Janina Frankel-Yoeli ’80 had coffee in a cafe on Allenby Street in Tel Aviv with her husband on March 29, 2002. The next day, a suicide bomber blew himself up in that same cafe, killing one person and injuring 30 more.

“There is a sense that life has become very narrow,” Frankel-Yoeli said. “You try to go only to the places you have to go.”

As the violence in the Middle East has escalated over the past 18 months, about 240 Yale graduates in Israel are encountering every day what the rest of the world sees only in the pages of newspapers and on television screens.

For many Israelis and Palestinians, the current conflict has had a impact on their lives that is impossible to ignore. In countries with populations smaller than that of New York City, many Israelis and Palestinians know victims of the terrorist attacks or recent military campaigns.

Sarah Kreimer ’77 lives two blocks from the cafe bombed on Allenby Street. Kreimer knew someone killed in an attack in Haifa, as well as a soldier who died in the Israeli siege of Ramallah.

Fadia Rafeedie’s LAW ’03 uncle lives in the West Bank with his wife and two toddlers. In mid-March, Rafeedie said, the Israeli army stormed the city of El-Bireh and shattered the glass in the sitting room of her uncle’s house.

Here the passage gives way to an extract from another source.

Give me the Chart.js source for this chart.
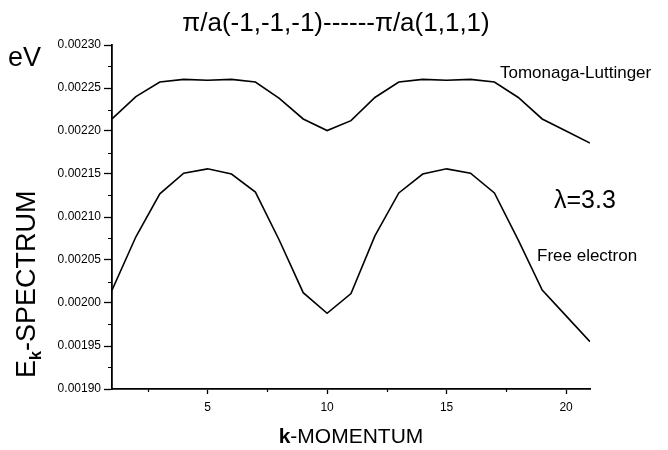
<!DOCTYPE html>
<html>
<head>
<meta charset="utf-8">
<script src="https://cdn.jsdelivr.net/npm/chart.js@4.4.0/dist/chart.umd.min.js"></script>
<style>
  html, body { margin: 0; padding: 0; background: #fff; }
  #wrap { width: 668px; height: 450px; }
</style>
</head>
<body>
<div id="wrap"><canvas id="spectrum" width="668" height="450"></canvas></div>
<script>
// k points along pi/a(-1,-1,-1) -> pi/a(1,1,1)
const kValues = [1, 2, 3, 4, 5, 6, 7, 8, 9, 10, 11, 12, 13, 14, 15, 16, 17, 18, 19, 20, 21];

// Tomonaga-Luttinger band (eV)
const tlValues = [0.002214, 0.002240, 0.002257, 0.002260, 0.002259, 0.002260, 0.002257,
  0.002238, 0.002214, 0.0022005, 0.002212, 0.002239, 0.002257, 0.002260, 0.002259,
  0.002260, 0.002257, 0.002239, 0.002214, 0.002200, 0.002186];

// Free electron band (eV)
const feValues = [0.002015, 0.002077, 0.002127, 0.002151, 0.002156, 0.002150, 0.002129,
  0.002073, 0.002012, 0.001988, 0.002011, 0.002078, 0.002128, 0.002150, 0.002156,
  0.002151, 0.002128, 0.002073, 0.002015, 0.001985, 0.001955];

const xTickValues = [5, 10, 15, 20];
const xMinorTicks = [2.5, 7.5, 12.5, 17.5];
const yTickLabels = ['0.00190', '0.00195', '0.00200', '0.00205', '0.00210',
  '0.00215', '0.00220', '0.00225', '0.00230'];
const yMinorTicks = [0.001925, 0.001975, 0.002025, 0.002075, 0.002125, 0.002175, 0.002225, 0.002275];

const FONT = '"Liberation Sans", Arial, Helvetica, sans-serif';

function toPoints(vals) {
  return kValues.map((k, i) => ({ x: k, y: vals[i] }));
}

// minor ticks, title and the free text labels
const decorations = {
  id: 'decorations',
  afterDraw(chart) {
    const ctx = chart.ctx;
    const xs = chart.scales.x, ys = chart.scales.y;
    const area = chart.chartArea;
    ctx.save();
    ctx.strokeStyle = '#000';
    ctx.lineWidth = 1.2;
    ctx.beginPath();
    xMinorTicks.forEach(v => {
      const px = Math.round(xs.getPixelForValue(v)) + 0.5;
      ctx.moveTo(px, area.bottom);
      ctx.lineTo(px, area.bottom + 3);
    });
    yMinorTicks.forEach(v => {
      const py = Math.round(ys.getPixelForValue(v)) + 0.5;
      ctx.moveTo(area.left, py);
      ctx.lineTo(area.left - 4, py);
    });
    ctx.stroke();

    ctx.fillStyle = '#000';
    ctx.textBaseline = 'alphabetic';

    // title
    ctx.font = '26px ' + FONT;
    ctx.textAlign = 'center';
    ctx.fillText('\u03c0/a(-1,-1,-1)------\u03c0/a(1,1,1)', 336, 31);

    // unit
    ctx.font = '27px ' + FONT;
    ctx.textAlign = 'left';
    ctx.fillText('eV', 8, 66);

    // annotations
    ctx.font = '17px ' + FONT;
    ctx.fillText('Tomonaga-Luttinger', 500, 78);
    ctx.fillText('Free electron', 537, 261);
    ctx.font = '25px ' + FONT;
    ctx.fillText('\u03bb=3.3', 554, 208);

    // x axis title: bold k + -MOMENTUM
    const xc = (area.left + area.right) / 2;
    ctx.font = 'bold 21px ' + FONT;
    const kW = ctx.measureText('k').width;
    ctx.font = '21px ' + FONT;
    const restW = ctx.measureText('-MOMENTUM').width;
    let x0 = xc - (kW + restW) / 2;
    ctx.font = 'bold 21px ' + FONT;
    ctx.fillText('k', x0, 443);
    ctx.font = '21px ' + FONT;
    ctx.fillText('-MOMENTUM', x0 + kW, 443);

    // y axis title: E_k-SPECTRUM, rotated
    ctx.translate(35, 378);
    ctx.rotate(-Math.PI / 2);
    ctx.font = '27px ' + FONT;
    ctx.fillText('E', 0, 0);
    const eW = ctx.measureText('E').width;
    ctx.font = 'bold 16px ' + FONT;
    ctx.fillText('k', eW, 6);
    const subW = ctx.measureText('k').width;
    ctx.font = '27px ' + FONT;
    ctx.fillText('-SPECTRUM', eW + subW, 0);
    ctx.restore();
  }
};

const config = {
  type: 'line',
  data: {
    datasets: [
      {
        label: 'Tomonaga-Luttinger',
        data: toPoints(tlValues),
        borderColor: '#000',
        borderWidth: 1.6,
        pointRadius: 0,
        tension: 0,
        fill: false
      },
      {
        label: 'Free electron',
        data: toPoints(feValues),
        borderColor: '#000',
        borderWidth: 1.6,
        pointRadius: 0,
        tension: 0,
        fill: false
      }
    ]
  },
  options: {
    responsive: false,
    animation: false,
    events: [],
    layout: { padding: { top: 45, right: 78, left: 0, bottom: 0 } },
    plugins: {
      legend: { display: false },
      title: { display: false },
      tooltip: { enabled: false }
    },
    scales: {
      x: {
        type: 'linear',
        min: 1,
        max: 21,
        afterBuildTicks: s => { s.ticks = xTickValues.map(v => ({ value: v })); },
        afterFit: s => { s.height = 61; },
        ticks: {
          color: '#000',
          font: { family: FONT, size: 12 },
          padding: 6,
          maxRotation: 0,
          autoSkip: false,
          callback: v => String(v)
        },
        grid: { drawOnChartArea: false, tickLength: 5, tickColor: '#000', tickWidth: 1.3 },
        border: { color: '#000', width: 1.8 }
      },
      y: {
        min: 0.0019,
        max: 0.0023,
        afterBuildTicks: s => { s.ticks = yTickLabels.map(t => ({ value: parseFloat(t) })); },
        afterFit: s => { s.width = 112; },
        ticks: {
          color: '#000',
          font: { family: FONT, size: 12 },
          padding: 3,
          autoSkip: false,
          callback: v => v.toFixed(5)
        },
        grid: { drawOnChartArea: false, tickLength: 8, tickColor: '#000', tickWidth: 1.3 },
        border: { color: '#000', width: 1.8 }
      }
    }
  },
  plugins: [decorations]
};

new Chart(document.getElementById('spectrum'), config);
</script>
</body>
</html>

The family moved to the basement of the housing complex, but because the home is near Palestinian leader Yasser Arafat’s complex, the Israeli army was firing missiles into the area, Rafeedie said. The family relocated to a relative’s house in southern Ramallah.

“One night, more than three weeks ago, the army stormed into the house ostensibly looking for weapons (found none), and rounded up my uncle while he was still in his pajamas and slippers, blindfolded and handcuffed him, and effectively abducted him and took him to an unknown location,” Rafeedie wrote in an e-mail.

Currently, Rafeedie’s uncle is being detained without trial for the second time since 1994. His first such detention, Rafeedie said, lasted four years. His family is worried that he will be moved to Ansar III, a prison Rafeedie said is notorious for its inhumane conditions.

According to Frankel-Yoeli, the violence in the West Bank is affecting relations between Jews and Arabs within Israel proper.

Frankel-Yoeli lives in a mostly Arab neighborhood of Jaffa, the southern portion of Tel Aviv. Although she has good relationships with most of her neighbors, she said the tension in her area has been growing.

“Virtually every Arab home in Israel gets satellite television of Arab television stations, most of which are filled with very hard-hitting anti-Israel propaganda,” Frankel-Yoeli said.

The New York Times reported last week that 88 percent of Jewish Israelis polled support Prime Minister Ariel Sharon’s recent military incursion into West Bank cities. Orrin Persky ’70 is one if them.

Persky has been living in Israel since he graduated from Yale. He said he moved there because he wanted to take part in building the Israel that he first visited when he was 19 years old. Persky has five children and two grandchildren, all of whom live in Israel.

Persky, who fought with the Israeli military in Lebanon in 1982, considers himself a centrist. Persky said the only way to effectively root out terrorism from the West Bank is to forcibly dismantle the terrorist infrastructure there.

But some alumni in Israel remain staunchly opposed to the current military actions.

Aaron Levin ’43 is the president of the Yale Club of Israel. He has been living in Israel since 1978, and at almost 80 years old says he is the oldest Yale alumnus in the country.

He said he thinks it was shortsighted for the government to invade the West Bank, and that such actions will only lead to more resentment.

“It’s like what Metternich, Napoleon’s Kissinger, said: ‘What’s you’re doing is worse than immoral, it’s stupid,'” Levin said.

But Persky said Israel has acted more responsibly than the United States did in Afghanistan by refraining from bombing the Palestinian cities in order to limit Palestinian civilian casualties — even at the expense of its own soldiers’ lives.

“The U.S. bombed Afghanistan and killed thousands,” Persky said. “We haven’t done that, by giving the blood of our sons and daughters.”

Nonetheless, Rafeedie said the effects of the military campaign have been disastrous for the Palestinians.

“The 3 million Palestinians living in the West Bank and Gaza are under siege by Israel’s military occupation forces,” Rafeedie said. “My aunt tells me that over 1,300 women are in her position — bereft of their husbands, who were taken in massive sweeps to concentration camps without trial.”

For Israelis, bombings in the cities have become a part of everyday life.

Frankel-Yoeli’s stepdaughter lives in an area of Jerusalem where bombs go off on a regular basis.

“Every time a bomb goes off in her neighborhood, everyone is frantic,” Frankel-Yoeli said. “This is part of Israeli life — the flurry of phone calls that takes place after every attack to make sure that everyone who is close to you is OK.”

Persky said his American friends ask him if he ever considers moving back to the United States.

“We have never looked back,” Persky said. “Security is the kind of thing that when you run after it, you don’t find it. We think that we have to create our own security, and that’s why we’re here.”